Em terras da Palanca Negra, a situação não é diferente. Os salários na Função Pública deixaram de ter data, com a ministra das Finanças, Vera Daves de Sousa, a justificar a situação com a pressão do serviço da dívida. É que, tal como Moçambique, Angola é um país altamente endividado. Em 2023, por exemplo, a dívida pública local cresceu 11,46%, atingindo USD 80,61 mil milhões, um nível considerado insustentável pela generalidade da crítica angolana.

Condicionados pelo serviço da dívida, Moçambique e Angola, de Nyusi e JLO, respectivamente, não dispõem de recursos para investir na “economia social”, o que coloca sectores como Educação e Saúde numa situação de abandono, como têm denunciado, em ambos os países, as respectivas organizações sindicais.

Partidos no auge da impopularidade

A história de Filipe Nyusi e João Lourenço dificilmente será dissociada da fase menos boa que a Frente de Libertação de Moçambique (Frelimo) e o Movimento Popular para a Libertação de Angola (MPLA) atravessam.
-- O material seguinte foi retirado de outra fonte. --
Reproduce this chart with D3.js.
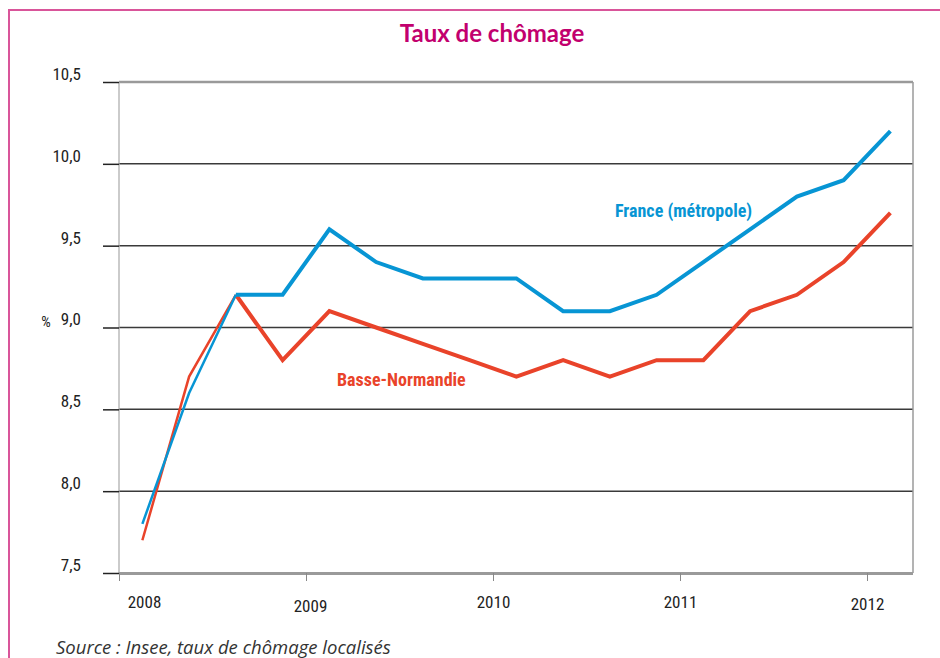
<!DOCTYPE html>
<html>
<head>
<meta charset="utf-8">
<script src="https://cdn.jsdelivr.net/npm/d3@7"></script>
<style>
  body { margin: 0; background: #fff; }
  svg { display: block; }
</style>
</head>
<body>
<main></main>
<script>
// quarterly values, 2008 Q1 -> 2012 Q1
const quarters = ['2008T1','2008T2','2008T3','2008T4','2009T1','2009T2','2009T3','2009T4',
  '2010T1','2010T2','2010T3','2010T4','2011T1','2011T2','2011T3','2011T4','2012T1']
const france = [7.8, 8.6, 9.2, 9.2, 9.6, 9.4, 9.3, 9.3, 9.3, 9.1, 9.1, 9.2, 9.4, 9.6, 9.8, 9.9, 10.2]
const basseNormandie = [7.7, 8.7, 9.2, 8.8, 9.1, 9.0, 8.9, 8.8, 8.7, 8.8, 8.7, 8.8, 8.8, 9.1, 9.2, 9.4, 9.7]
const yearTicks = [2008, 2009, 2010, 2011, 2012]
const yTicks = [7.5, 8.0, 8.5, 9.0, 9.5, 10.0, 10.5]

const size = { width: 940, height: 658 }
const plot = { left: 119, right: 913, top: 82, bottom: 573 }
const blue = '#0795d4'
const red = '#e9432a'
const narrow = '"Liberation Sans Narrow", "Roboto Condensed", "DejaVu Sans Condensed", sans-serif'

const svg = d3.select('main')
  .append('svg')
  .attr('width', size.width)
  .attr('height', size.height)

// pink frame (top + left)
svg.append('path')
  .attr('d', `M9,${size.height} V10 H${size.width}`)
  .attr('fill', 'none')
  .attr('stroke', '#d9559a')
  .attr('stroke-width', 2)

svg.append('text')
  .attr('x', 492).attr('y', 42)
  .attr('text-anchor', 'middle')
  .style('font-family', 'Lato, "Open Sans", sans-serif')
  .style('font-weight', 700)
  .style('font-size', '24px')
  .attr('fill', '#c2006e')
  .text('Taux de chômage')

const xScale = d3.scaleLinear().domain([2008, 2012.25]).range([plot.left, plot.left + 187 * 4.25])
const yScale = d3.scaleLinear().domain([7.5, 10.5]).range([plot.bottom, plot.top])
const xOf = i => xScale(2008.125 + i * 0.25)

// horizontal grid
svg.append('g')
  .selectAll('line')
  .data(yTicks.filter(d => d > 7.5 && d < 10.5))
  .join('line')
  .attr('x1', plot.left).attr('x2', plot.right)
  .attr('y1', d => yScale(d)).attr('y2', d => yScale(d))
  .attr('stroke', '#3a3a3a')
  .attr('stroke-width', 1.5)

// frame: top, right, left
svg.append('line')
  .attr('x1', plot.left).attr('x2', plot.right)
  .attr('y1', yScale(10.5)).attr('y2', yScale(10.5))
  .attr('stroke', '#9a9a9a').attr('stroke-width', 2.5)
svg.append('line')
  .attr('x1', plot.right).attr('x2', plot.right)
  .attr('y1', yScale(10.5)).attr('y2', yScale(7.5))
  .attr('stroke', '#9a9a9a').attr('stroke-width', 1.5)
svg.append('line')
  .attr('x1', plot.left).attr('x2', plot.left)
  .attr('y1', yScale(10.5)).attr('y2', yScale(7.5))
  .attr('stroke', '#a8a8a8').attr('stroke-width', 1.2)

// y axis
const yAxis = svg.append('g')
  .attr('transform', `translate(${plot.left},0)`)
  .call(d3.axisLeft(yScale).tickValues(yTicks).tickFormat(d => d3.format('.1f')(d).replace('.', ',')).tickSize(16).tickPadding(22))
yAxis.select('.domain').remove()
yAxis.selectAll('line').attr('stroke', '#222').attr('stroke-width', 1.5)
yAxis.selectAll('text')
  .style('font-family', narrow)
  .style('font-size', '17px')
  .attr('fill', '#222')
  .attr('dy', '-0.15em')

// x axis
const xAxis = svg.append('g')
  .attr('transform', `translate(0,${plot.bottom})`)
  .call(d3.axisBottom(xScale).tickValues(yearTicks).tickFormat(d3.format('d')).tickSize(8).tickPadding(14))
xAxis.select('.domain')
  .attr('d', `M${plot.left},0.5H${plot.right}`)
  .attr('stroke', '#9a9a9a').attr('stroke-width', 3)
xAxis.selectAll('line').attr('stroke', '#888')
xAxis.selectAll('text')
  .style('font-family', narrow)
  .style('font-size', '17px')
  .attr('fill', '#222')
  .attr('dx', d => d === 2008 ? 25 : (d === 2009 ? 4 : 0))
  .attr('dy', d => d === 2009 ? '1.0em' : (d === 2012 ? '0.9em' : '0.75em'))

svg.append('text')
  .attr('x', 46).attr('y', 327)
  .attr('text-anchor', 'middle')
  .style('font-family', narrow)
  .style('font-size', '15px')
  .attr('fill', '#222')
  .text('%')

// lines: thinner first segments, thicker after
const line = d3.line().x(d => xOf(d[0])).y(d => yScale(d[1]))
const drawSeries = (values, color) => {
  const pts = values.map((v, i) => [i, v])
  svg.append('path')
    .attr('d', line(pts.slice(0, 3)))
    .attr('fill', 'none').attr('stroke', color).attr('stroke-width', 2.5)
  svg.append('path')
    .attr('d', line(pts.slice(2)))
    .attr('fill', 'none').attr('stroke', color).attr('stroke-width', 4)
    .attr('stroke-linejoin', 'miter')
}
drawSeries(basseNormandie, red)
drawSeries(france, blue)

svg.append('text')
  .attr('x', 615).attr('y', 217)
  .style('font-family', narrow)
  .style('font-weight', 700)
  .style('font-size', '18px')
  .attr('fill', blue)
  .text('France (métropole)')

svg.append('text')
  .attr('x', 337).attr('y', 386)
  .style('font-family', narrow)
  .style('font-weight', 700)
  .style('font-size', '18px')
  .attr('fill', red)
  .text('Basse-Normandie')

svg.append('text')
  .attr('x', 56).attr('y', 654)
  .style('font-family', '"Open Sans", Lato, sans-serif')
  .style('font-style', 'italic')
  .style('font-size', '18.5px')
  .attr('fill', '#333')
  .text('Source : Insee, taux de chômage localisés')
</script>
</body>
</html>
É sob sua direcção que os históricos partidos atingiram aquilo que poderão ser os mais altos níveis de impopularidade desde a sua criação.

Mais do que as cada vez mais e frequentes manifestações populares contra a governação, essa impopularidade é demonstrada pelo desempenho nas eleições, que tende a piorar. Nas últimas eleições gerais, em 2022, o MPLA de JLO ganhou pela margem mínima, conquistando os modestos 51% dos votos, 10% abaixo do resultado alcançado em 2017. Para piorar, a sociedade angolana não ficou convicta da vitória do MPLA, num contexto em que várias contagens paralelas davam vitória à União Nacional para a Independência de Angola (UNITA).
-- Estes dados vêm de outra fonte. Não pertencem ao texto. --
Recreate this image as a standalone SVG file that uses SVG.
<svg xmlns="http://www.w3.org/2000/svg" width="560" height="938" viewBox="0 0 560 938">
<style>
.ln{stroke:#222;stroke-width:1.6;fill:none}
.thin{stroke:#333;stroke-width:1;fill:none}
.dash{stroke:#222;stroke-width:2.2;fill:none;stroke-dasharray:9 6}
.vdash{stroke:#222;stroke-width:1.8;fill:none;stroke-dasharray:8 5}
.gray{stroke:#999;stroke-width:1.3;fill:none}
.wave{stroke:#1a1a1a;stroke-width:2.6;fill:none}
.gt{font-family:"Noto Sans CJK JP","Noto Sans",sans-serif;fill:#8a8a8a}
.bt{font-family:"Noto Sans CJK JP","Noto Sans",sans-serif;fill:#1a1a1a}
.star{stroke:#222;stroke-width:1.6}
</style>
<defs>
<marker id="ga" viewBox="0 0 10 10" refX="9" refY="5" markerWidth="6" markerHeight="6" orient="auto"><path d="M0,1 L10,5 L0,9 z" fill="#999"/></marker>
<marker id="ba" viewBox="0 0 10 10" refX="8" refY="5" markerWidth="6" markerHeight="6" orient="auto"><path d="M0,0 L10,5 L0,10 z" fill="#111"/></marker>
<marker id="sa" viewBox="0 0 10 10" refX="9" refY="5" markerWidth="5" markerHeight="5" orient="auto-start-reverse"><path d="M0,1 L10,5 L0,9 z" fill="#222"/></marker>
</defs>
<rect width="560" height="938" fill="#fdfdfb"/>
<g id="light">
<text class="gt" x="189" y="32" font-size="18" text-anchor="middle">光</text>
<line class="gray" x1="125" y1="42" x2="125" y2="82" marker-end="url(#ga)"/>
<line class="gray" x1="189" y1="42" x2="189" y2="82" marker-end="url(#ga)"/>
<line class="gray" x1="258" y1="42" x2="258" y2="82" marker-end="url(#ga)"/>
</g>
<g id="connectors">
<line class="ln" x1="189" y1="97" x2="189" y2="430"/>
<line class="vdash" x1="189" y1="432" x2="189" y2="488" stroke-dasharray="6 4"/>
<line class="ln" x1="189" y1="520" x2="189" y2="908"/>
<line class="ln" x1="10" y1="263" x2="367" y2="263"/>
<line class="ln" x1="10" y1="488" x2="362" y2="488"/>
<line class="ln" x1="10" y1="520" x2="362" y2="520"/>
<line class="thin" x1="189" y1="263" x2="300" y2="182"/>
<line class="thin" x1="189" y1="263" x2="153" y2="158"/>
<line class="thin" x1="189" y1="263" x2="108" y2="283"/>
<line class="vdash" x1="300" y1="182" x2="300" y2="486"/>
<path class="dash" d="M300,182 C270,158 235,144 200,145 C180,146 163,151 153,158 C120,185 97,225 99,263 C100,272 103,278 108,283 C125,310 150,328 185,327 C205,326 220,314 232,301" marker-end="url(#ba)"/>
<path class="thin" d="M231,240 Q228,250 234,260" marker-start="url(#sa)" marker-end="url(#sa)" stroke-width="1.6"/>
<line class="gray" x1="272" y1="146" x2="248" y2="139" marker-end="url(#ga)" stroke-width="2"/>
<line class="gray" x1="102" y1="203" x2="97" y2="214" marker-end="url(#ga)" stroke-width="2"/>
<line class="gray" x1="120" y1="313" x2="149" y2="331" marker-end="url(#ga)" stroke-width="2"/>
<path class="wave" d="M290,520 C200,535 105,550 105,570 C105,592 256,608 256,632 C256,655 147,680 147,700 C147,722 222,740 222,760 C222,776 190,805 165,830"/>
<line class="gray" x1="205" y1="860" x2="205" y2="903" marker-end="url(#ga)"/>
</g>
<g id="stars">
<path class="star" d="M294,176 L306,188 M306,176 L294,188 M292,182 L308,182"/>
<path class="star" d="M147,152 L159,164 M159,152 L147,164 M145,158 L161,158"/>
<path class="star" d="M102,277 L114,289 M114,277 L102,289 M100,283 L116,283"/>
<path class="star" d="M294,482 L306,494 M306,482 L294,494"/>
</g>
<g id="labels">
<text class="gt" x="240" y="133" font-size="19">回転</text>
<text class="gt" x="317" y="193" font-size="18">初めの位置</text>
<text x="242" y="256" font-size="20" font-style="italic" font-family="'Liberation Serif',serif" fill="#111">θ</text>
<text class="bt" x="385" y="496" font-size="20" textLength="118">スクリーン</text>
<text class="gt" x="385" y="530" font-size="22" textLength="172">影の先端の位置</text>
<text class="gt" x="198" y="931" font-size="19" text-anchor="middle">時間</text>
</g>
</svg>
Semelhantes episódios foram assistidos em Moçambique nas eleições autárquicas de 2023, com a Renamo a reivindicar vitórias em municípios importantes e outrora tidos como zonas de influência do partido no poder.

A relação com quem lhes abriu as portas do poder, a governação manchada pela crise salarial e a queda de popularidade dos partidos de que são presidentes fazem de Nyusi e JLO, que dirigem “países irmãos”, duas faces iguais de moedas diferentes, “gémeos siameses” fisicamente distantes.